__WHAT TO DO__
Your task is to copy a single run of lines that starts at the line with "What seaborn and" and stops at the line with "y_ticks = [0, 2, 4, 6, 8, 10, 12]", keeping both ends. Copy nothing else.

__SUPPLIED INFORMATION__
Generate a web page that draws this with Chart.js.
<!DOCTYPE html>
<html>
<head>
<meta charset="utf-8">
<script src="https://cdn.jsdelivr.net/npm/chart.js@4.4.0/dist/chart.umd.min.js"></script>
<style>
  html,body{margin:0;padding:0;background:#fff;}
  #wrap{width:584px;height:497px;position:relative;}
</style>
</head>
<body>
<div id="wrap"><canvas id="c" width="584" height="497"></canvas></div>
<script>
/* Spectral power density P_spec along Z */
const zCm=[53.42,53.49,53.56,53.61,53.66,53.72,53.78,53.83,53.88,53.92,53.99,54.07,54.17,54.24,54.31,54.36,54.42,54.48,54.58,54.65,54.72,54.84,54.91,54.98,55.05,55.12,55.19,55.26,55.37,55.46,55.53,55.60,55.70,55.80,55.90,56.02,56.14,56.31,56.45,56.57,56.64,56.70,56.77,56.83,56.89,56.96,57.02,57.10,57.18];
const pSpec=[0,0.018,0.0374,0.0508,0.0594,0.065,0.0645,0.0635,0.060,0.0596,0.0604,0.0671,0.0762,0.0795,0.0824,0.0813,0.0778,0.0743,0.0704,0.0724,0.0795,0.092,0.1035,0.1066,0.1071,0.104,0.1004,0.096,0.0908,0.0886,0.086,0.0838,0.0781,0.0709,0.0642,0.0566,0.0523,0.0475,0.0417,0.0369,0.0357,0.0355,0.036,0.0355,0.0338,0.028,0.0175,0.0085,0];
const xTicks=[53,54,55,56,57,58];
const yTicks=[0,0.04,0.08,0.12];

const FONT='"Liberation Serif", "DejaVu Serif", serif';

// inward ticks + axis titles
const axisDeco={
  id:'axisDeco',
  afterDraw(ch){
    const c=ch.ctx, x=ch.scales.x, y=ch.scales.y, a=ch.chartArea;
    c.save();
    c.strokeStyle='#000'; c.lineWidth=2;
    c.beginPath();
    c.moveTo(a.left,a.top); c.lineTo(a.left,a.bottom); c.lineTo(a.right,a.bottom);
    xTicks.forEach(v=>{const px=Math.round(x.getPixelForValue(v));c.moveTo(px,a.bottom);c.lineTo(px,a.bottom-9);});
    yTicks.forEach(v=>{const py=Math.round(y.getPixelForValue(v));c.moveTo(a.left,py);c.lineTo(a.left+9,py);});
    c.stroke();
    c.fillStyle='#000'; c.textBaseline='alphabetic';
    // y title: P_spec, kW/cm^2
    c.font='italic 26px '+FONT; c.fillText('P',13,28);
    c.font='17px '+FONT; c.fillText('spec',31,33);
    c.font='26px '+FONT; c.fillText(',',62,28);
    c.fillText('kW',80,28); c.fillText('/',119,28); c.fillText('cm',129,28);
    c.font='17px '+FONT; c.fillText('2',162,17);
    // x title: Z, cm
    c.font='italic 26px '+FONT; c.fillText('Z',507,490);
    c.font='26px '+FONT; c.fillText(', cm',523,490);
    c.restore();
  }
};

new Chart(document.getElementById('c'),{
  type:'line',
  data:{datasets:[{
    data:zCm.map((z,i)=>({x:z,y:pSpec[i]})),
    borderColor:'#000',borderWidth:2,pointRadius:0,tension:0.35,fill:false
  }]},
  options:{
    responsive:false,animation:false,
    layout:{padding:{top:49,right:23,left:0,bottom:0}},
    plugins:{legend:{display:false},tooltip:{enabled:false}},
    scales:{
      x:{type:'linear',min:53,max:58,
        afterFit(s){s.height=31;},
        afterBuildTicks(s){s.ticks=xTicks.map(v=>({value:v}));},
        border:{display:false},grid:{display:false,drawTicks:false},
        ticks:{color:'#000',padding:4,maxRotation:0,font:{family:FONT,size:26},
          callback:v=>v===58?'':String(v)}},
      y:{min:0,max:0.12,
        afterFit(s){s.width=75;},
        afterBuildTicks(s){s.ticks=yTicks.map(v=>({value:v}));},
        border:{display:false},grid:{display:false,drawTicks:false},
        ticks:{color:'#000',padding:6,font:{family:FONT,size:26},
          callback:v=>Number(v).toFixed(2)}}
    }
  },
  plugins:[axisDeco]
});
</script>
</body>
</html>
...
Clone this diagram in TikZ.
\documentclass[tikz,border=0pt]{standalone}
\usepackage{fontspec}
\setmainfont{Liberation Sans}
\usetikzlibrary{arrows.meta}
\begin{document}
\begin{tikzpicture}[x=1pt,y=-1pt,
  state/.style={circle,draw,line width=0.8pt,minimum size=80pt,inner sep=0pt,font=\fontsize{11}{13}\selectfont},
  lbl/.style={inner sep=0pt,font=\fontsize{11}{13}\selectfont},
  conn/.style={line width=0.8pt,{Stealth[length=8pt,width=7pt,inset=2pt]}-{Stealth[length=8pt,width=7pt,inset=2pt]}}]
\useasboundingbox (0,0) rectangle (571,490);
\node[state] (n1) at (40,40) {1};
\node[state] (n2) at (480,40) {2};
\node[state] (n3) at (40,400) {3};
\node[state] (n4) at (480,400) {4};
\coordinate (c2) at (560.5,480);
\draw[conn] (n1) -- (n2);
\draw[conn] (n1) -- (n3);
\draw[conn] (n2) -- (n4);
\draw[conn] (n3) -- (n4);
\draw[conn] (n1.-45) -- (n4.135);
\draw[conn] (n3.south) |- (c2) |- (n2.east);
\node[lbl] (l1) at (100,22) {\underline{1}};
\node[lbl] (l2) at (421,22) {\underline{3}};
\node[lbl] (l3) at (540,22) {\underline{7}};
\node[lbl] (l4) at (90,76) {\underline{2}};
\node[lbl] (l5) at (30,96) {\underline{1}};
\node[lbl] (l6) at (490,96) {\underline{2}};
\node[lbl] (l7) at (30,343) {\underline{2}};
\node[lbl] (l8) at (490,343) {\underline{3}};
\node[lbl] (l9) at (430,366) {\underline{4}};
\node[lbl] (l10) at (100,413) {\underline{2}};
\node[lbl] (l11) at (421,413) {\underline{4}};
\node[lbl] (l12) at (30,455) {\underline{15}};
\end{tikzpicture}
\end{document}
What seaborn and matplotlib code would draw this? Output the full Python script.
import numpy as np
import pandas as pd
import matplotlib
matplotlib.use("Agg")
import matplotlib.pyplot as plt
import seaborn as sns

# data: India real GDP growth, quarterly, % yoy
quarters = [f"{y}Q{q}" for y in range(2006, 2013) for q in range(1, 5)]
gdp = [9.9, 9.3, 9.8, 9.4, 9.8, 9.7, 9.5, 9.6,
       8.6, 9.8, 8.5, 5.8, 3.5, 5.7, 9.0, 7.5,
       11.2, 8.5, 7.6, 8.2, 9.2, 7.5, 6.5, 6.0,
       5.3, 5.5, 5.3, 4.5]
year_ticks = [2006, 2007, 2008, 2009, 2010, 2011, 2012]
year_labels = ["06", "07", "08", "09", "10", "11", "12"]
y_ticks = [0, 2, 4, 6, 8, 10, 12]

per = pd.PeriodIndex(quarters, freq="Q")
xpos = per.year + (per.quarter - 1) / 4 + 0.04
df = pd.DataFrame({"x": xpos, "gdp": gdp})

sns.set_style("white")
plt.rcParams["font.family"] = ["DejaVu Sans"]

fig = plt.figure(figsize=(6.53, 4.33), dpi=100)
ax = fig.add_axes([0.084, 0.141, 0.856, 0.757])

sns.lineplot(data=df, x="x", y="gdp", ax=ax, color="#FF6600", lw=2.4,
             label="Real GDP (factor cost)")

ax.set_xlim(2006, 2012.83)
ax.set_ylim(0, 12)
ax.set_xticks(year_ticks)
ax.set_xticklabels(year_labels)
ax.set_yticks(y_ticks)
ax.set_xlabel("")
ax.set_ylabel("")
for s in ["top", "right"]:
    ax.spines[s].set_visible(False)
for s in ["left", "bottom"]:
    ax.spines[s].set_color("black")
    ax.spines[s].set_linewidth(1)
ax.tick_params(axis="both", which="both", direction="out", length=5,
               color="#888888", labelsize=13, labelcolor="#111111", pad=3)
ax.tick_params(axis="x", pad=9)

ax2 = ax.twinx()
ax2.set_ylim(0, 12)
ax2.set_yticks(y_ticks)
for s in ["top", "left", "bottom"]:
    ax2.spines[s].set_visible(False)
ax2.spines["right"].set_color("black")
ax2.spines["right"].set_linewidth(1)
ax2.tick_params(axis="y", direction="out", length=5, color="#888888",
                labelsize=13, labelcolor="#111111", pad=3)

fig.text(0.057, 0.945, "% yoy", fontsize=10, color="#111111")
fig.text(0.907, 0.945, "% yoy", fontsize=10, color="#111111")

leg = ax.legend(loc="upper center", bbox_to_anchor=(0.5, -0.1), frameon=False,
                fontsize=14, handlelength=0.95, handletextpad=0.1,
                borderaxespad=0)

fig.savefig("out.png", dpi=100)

__FINAL RESULT__
What seaborn and matplotlib code would draw this? Output the full Python script.
import numpy as np
import pandas as pd
import matplotlib
matplotlib.use("Agg")
import matplotlib.pyplot as plt
import seaborn as sns

# data: India real GDP growth, quarterly, % yoy
quarters = [f"{y}Q{q}" for y in range(2006, 2013) for q in range(1, 5)]
gdp = [9.9, 9.3, 9.8, 9.4, 9.8, 9.7, 9.5, 9.6,
       8.6, 9.8, 8.5, 5.8, 3.5, 5.7, 9.0, 7.5,
       11.2, 8.5, 7.6, 8.2, 9.2, 7.5, 6.5, 6.0,
       5.3, 5.5, 5.3, 4.5]
year_ticks = [2006, 2007, 2008, 2009, 2010, 2011, 2012]
year_labels = ["06", "07", "08", "09", "10", "11", "12"]
y_ticks = [0, 2, 4, 6, 8, 10, 12]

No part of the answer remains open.